SHORT PROBLEM:
Pictures aside, repeat every entry exactly.

RAW DATA:
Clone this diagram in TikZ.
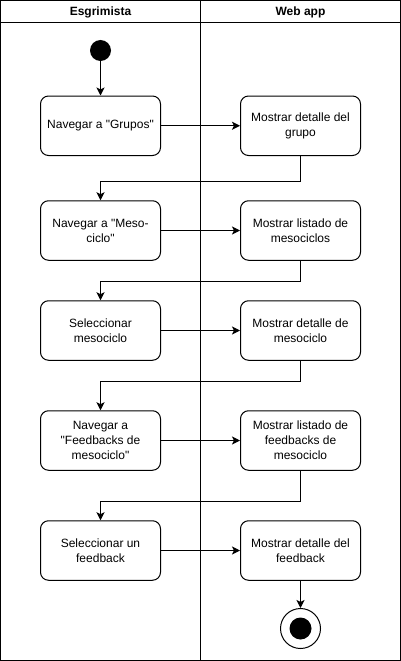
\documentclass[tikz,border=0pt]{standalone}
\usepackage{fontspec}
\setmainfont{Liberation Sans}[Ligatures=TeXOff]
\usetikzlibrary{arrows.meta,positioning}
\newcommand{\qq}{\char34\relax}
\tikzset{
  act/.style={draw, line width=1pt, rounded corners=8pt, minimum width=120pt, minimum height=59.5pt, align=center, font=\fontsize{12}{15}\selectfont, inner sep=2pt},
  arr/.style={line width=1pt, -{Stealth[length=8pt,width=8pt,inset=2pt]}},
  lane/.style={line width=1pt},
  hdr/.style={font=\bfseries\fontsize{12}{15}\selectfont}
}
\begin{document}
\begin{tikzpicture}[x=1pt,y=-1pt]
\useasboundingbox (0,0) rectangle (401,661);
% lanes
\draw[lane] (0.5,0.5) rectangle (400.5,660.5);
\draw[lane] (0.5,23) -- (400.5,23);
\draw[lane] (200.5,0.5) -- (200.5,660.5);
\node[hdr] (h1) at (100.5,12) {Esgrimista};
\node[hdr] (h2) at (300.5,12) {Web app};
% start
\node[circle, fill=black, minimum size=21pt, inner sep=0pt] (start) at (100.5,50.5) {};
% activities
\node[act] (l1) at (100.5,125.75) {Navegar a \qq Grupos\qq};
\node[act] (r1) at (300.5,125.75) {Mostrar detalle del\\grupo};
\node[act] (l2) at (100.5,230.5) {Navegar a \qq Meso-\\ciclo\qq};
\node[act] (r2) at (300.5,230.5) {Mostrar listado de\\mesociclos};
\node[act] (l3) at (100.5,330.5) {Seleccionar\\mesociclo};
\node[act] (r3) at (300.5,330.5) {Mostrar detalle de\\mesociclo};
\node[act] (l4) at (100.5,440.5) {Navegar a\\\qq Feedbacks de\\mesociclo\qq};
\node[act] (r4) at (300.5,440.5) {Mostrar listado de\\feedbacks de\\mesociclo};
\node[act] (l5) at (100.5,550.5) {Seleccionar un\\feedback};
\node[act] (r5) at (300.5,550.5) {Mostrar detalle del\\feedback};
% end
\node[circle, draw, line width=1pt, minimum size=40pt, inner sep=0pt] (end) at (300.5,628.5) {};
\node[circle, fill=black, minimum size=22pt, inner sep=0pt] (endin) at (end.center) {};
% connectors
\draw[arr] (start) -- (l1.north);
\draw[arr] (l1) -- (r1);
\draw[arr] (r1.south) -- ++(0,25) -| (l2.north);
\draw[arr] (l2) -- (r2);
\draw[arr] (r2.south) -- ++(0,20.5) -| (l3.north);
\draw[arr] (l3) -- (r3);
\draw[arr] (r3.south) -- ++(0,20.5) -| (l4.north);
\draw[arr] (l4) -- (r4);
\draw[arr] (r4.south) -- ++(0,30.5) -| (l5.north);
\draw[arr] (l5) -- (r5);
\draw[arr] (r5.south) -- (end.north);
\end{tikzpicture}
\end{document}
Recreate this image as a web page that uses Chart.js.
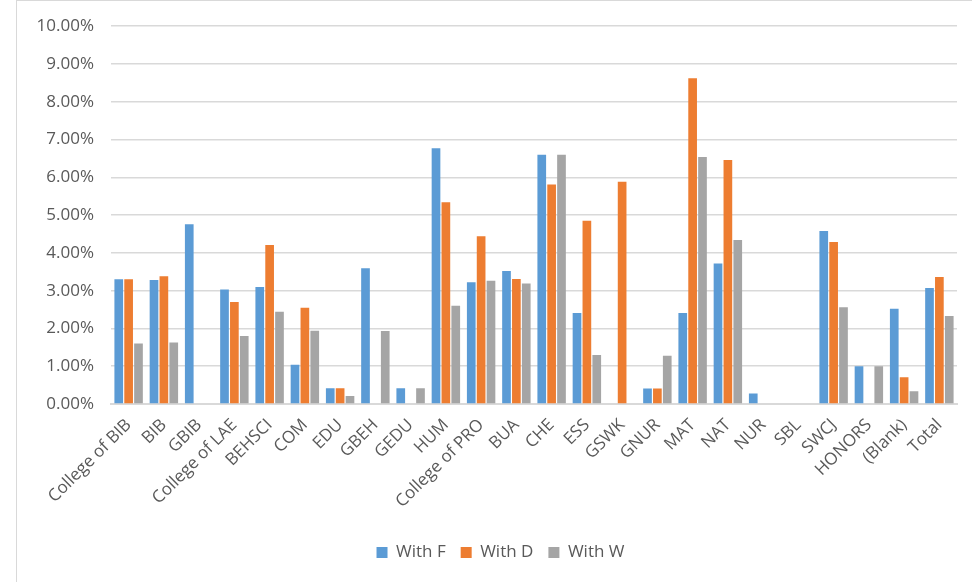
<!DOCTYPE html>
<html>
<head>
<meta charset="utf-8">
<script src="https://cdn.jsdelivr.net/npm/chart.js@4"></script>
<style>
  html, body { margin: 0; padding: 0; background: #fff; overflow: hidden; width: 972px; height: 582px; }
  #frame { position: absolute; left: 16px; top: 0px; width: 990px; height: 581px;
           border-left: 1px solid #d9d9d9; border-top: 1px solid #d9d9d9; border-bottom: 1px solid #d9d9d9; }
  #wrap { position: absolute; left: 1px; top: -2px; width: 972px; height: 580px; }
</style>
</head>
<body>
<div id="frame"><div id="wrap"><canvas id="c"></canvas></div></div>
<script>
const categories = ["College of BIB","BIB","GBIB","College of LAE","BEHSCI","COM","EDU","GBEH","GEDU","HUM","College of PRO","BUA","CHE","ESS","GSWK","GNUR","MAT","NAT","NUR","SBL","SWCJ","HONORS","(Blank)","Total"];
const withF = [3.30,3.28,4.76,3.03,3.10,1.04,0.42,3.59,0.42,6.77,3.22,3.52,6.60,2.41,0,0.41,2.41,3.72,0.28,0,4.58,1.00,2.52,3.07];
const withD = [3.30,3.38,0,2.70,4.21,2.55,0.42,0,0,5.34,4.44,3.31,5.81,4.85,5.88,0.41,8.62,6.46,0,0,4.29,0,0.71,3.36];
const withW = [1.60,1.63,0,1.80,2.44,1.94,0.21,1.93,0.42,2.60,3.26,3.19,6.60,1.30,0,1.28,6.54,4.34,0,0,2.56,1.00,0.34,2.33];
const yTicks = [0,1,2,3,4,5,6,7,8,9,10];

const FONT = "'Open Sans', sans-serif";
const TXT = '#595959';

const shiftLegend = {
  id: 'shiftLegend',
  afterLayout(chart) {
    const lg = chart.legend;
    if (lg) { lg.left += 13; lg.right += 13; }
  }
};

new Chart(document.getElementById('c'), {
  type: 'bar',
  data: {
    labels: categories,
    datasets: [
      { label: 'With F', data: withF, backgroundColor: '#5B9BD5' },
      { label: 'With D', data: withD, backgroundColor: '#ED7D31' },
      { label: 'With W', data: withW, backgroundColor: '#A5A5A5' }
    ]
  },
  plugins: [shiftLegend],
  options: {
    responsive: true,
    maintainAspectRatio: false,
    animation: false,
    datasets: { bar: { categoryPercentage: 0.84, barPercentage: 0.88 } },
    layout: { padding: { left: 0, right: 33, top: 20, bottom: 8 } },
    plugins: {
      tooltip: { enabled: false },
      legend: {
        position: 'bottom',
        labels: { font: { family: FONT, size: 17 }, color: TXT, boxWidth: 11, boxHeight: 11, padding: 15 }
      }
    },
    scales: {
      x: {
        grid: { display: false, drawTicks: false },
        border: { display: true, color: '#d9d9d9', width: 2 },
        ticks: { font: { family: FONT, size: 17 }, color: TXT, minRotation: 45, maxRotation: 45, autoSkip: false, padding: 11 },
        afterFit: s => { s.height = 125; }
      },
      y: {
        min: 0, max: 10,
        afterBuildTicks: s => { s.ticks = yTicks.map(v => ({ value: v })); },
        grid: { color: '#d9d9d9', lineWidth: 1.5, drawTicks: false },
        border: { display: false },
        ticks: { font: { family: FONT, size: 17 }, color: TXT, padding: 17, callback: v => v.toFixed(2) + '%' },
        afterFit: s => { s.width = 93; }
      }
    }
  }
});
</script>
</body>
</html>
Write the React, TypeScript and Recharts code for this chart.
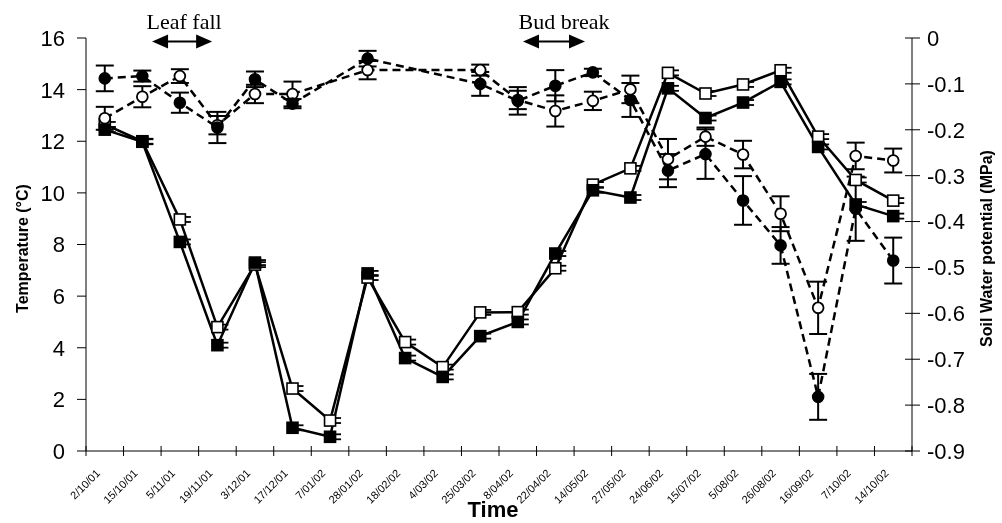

TASK ANSWER:
Clone this diagram in TikZ.
\documentclass[tikz,border=0pt]{standalone}
\usepackage{fontspec}
\setmainfont{Liberation Sans}[Ligatures=TeXOff]
\usetikzlibrary{arrows.meta,positioning}
\newcommand{\qq}{\char34\relax}
\tikzset{
  act/.style={draw, line width=1pt, rounded corners=8pt, minimum width=120pt, minimum height=59.5pt, align=center, font=\fontsize{12}{15}\selectfont, inner sep=2pt},
  arr/.style={line width=1pt, -{Stealth[length=8pt,width=8pt,inset=2pt]}},
  lane/.style={line width=1pt},
  hdr/.style={font=\bfseries\fontsize{12}{15}\selectfont}
}
\begin{document}
\begin{tikzpicture}[x=1pt,y=-1pt]
\useasboundingbox (0,0) rectangle (401,661);
% lanes
\draw[lane] (0.5,0.5) rectangle (400.5,660.5);
\draw[lane] (0.5,23) -- (400.5,23);
\draw[lane] (200.5,0.5) -- (200.5,660.5);
\node[hdr] (h1) at (100.5,12) {Esgrimista};
\node[hdr] (h2) at (300.5,12) {Web app};
% start
\node[circle, fill=black, minimum size=21pt, inner sep=0pt] (start) at (100.5,50.5) {};
% activities
\node[act] (l1) at (100.5,125.75) {Navegar a \qq Grupos\qq};
\node[act] (r1) at (300.5,125.75) {Mostrar detalle del\\grupo};
\node[act] (l2) at (100.5,230.5) {Navegar a \qq Meso-\\ciclo\qq};
\node[act] (r2) at (300.5,230.5) {Mostrar listado de\\mesociclos};
\node[act] (l3) at (100.5,330.5) {Seleccionar\\mesociclo};
\node[act] (r3) at (300.5,330.5) {Mostrar detalle de\\mesociclo};
\node[act] (l4) at (100.5,440.5) {Navegar a\\\qq Feedbacks de\\mesociclo\qq};
\node[act] (r4) at (300.5,440.5) {Mostrar listado de\\feedbacks de\\mesociclo};
\node[act] (l5) at (100.5,550.5) {Seleccionar un\\feedback};
\node[act] (r5) at (300.5,550.5) {Mostrar detalle del\\feedback};
% end
\node[circle, draw, line width=1pt, minimum size=40pt, inner sep=0pt] (end) at (300.5,628.5) {};
\node[circle, fill=black, minimum size=22pt, inner sep=0pt] (endin) at (end.center) {};
% connectors
\draw[arr] (start) -- (l1.north);
\draw[arr] (l1) -- (r1);
\draw[arr] (r1.south) -- ++(0,25) -| (l2.north);
\draw[arr] (l2) -- (r2);
\draw[arr] (r2.south) -- ++(0,20.5) -| (l3.north);
\draw[arr] (l3) -- (r3);
\draw[arr] (r3.south) -- ++(0,20.5) -| (l4.north);
\draw[arr] (l4) -- (r4);
\draw[arr] (r4.south) -- ++(0,30.5) -| (l5.north);
\draw[arr] (l5) -- (r5);
\draw[arr] (r5.south) -- (end.north);
\end{tikzpicture}
\end{document}
Recreate this image as a web page that uses Chart.js.
<!DOCTYPE html>
<html>
<head>
<meta charset="utf-8">
<script src="https://cdn.jsdelivr.net/npm/chart.js@4"></script>
<style>
  html, body { margin: 0; padding: 0; background: #fff; overflow: hidden; width: 972px; height: 582px; }
  #frame { position: absolute; left: 16px; top: 0px; width: 990px; height: 581px;
           border-left: 1px solid #d9d9d9; border-top: 1px solid #d9d9d9; border-bottom: 1px solid #d9d9d9; }
  #wrap { position: absolute; left: 1px; top: -2px; width: 972px; height: 580px; }
</style>
</head>
<body>
<div id="frame"><div id="wrap"><canvas id="c"></canvas></div></div>
<script>
const categories = ["College of BIB","BIB","GBIB","College of LAE","BEHSCI","COM","EDU","GBEH","GEDU","HUM","College of PRO","BUA","CHE","ESS","GSWK","GNUR","MAT","NAT","NUR","SBL","SWCJ","HONORS","(Blank)","Total"];
const withF = [3.30,3.28,4.76,3.03,3.10,1.04,0.42,3.59,0.42,6.77,3.22,3.52,6.60,2.41,0,0.41,2.41,3.72,0.28,0,4.58,1.00,2.52,3.07];
const withD = [3.30,3.38,0,2.70,4.21,2.55,0.42,0,0,5.34,4.44,3.31,5.81,4.85,5.88,0.41,8.62,6.46,0,0,4.29,0,0.71,3.36];
const withW = [1.60,1.63,0,1.80,2.44,1.94,0.21,1.93,0.42,2.60,3.26,3.19,6.60,1.30,0,1.28,6.54,4.34,0,0,2.56,1.00,0.34,2.33];
const yTicks = [0,1,2,3,4,5,6,7,8,9,10];

const FONT = "'Open Sans', sans-serif";
const TXT = '#595959';

const shiftLegend = {
  id: 'shiftLegend',
  afterLayout(chart) {
    const lg = chart.legend;
    if (lg) { lg.left += 13; lg.right += 13; }
  }
};

new Chart(document.getElementById('c'), {
  type: 'bar',
  data: {
    labels: categories,
    datasets: [
      { label: 'With F', data: withF, backgroundColor: '#5B9BD5' },
      { label: 'With D', data: withD, backgroundColor: '#ED7D31' },
      { label: 'With W', data: withW, backgroundColor: '#A5A5A5' }
    ]
  },
  plugins: [shiftLegend],
  options: {
    responsive: true,
    maintainAspectRatio: false,
    animation: false,
    datasets: { bar: { categoryPercentage: 0.84, barPercentage: 0.88 } },
    layout: { padding: { left: 0, right: 33, top: 20, bottom: 8 } },
    plugins: {
      tooltip: { enabled: false },
      legend: {
        position: 'bottom',
        labels: { font: { family: FONT, size: 17 }, color: TXT, boxWidth: 11, boxHeight: 11, padding: 15 }
      }
    },
    scales: {
      x: {
        grid: { display: false, drawTicks: false },
        border: { display: true, color: '#d9d9d9', width: 2 },
        ticks: { font: { family: FONT, size: 17 }, color: TXT, minRotation: 45, maxRotation: 45, autoSkip: false, padding: 11 },
        afterFit: s => { s.height = 125; }
      },
      y: {
        min: 0, max: 10,
        afterBuildTicks: s => { s.ticks = yTicks.map(v => ({ value: v })); },
        grid: { color: '#d9d9d9', lineWidth: 1.5, drawTicks: false },
        border: { display: false },
        ticks: { font: { family: FONT, size: 17 }, color: TXT, padding: 17, callback: v => v.toFixed(2) + '%' },
        afterFit: s => { s.width = 93; }
      }
    }
  }
});
</script>
</body>
</html>
Write the React, TypeScript and Recharts code for this chart.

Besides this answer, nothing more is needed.